(Posted June 12, 2017) This morning the Supreme Court of the United States reverses the Fourth Circuit in Virginia v. LeBlanc, involving a life sentence imposed on an offender who was a juvenile at the time of the offense. A US district judge and the Fourth Circuit had ruled against the Commonwealth on habeas review, but today the Supreme Court rules that those decisions didn’t afford sufficient deference to the state courts’ conclusion on the constitutionality of Virginia’s sentencing scheme.

This is the case in which the state courts held that the availability of geriatric release means that even life sentences without parole are not truly life sentences, in that each inmate has at least a hope of getting released someday. A district judge found that explanation wanting, going to the extent of writing that reasonable jurists could not disagree that the Virginia courts’ rulings – including a decision from the SCV – were plainly unconstitutional. The Fourth Circuit affirmed, but today SCOTUS reverses in a unanimous per curiam order.
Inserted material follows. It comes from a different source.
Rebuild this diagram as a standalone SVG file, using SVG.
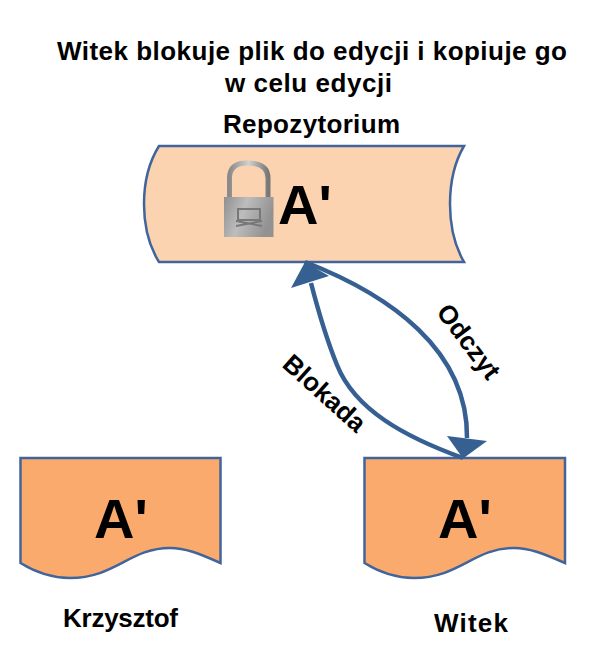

Today’s short opinion is assuredly not the last word on the subject. The justices cite the statutory deference spelled out in the Antiterrorism and Effective Death Penalty Act of 1996. Because there are two plausible sides to this issue, the justices reverse the grant of habeas relief. But the Court takes pains to note that it can still address the issue on direct appeal, where no such deference is mandatory. I suspect that at least one direct appeal is wending its way through the system, so while the game is over for LeBlanc, the issue isn’t fully settled.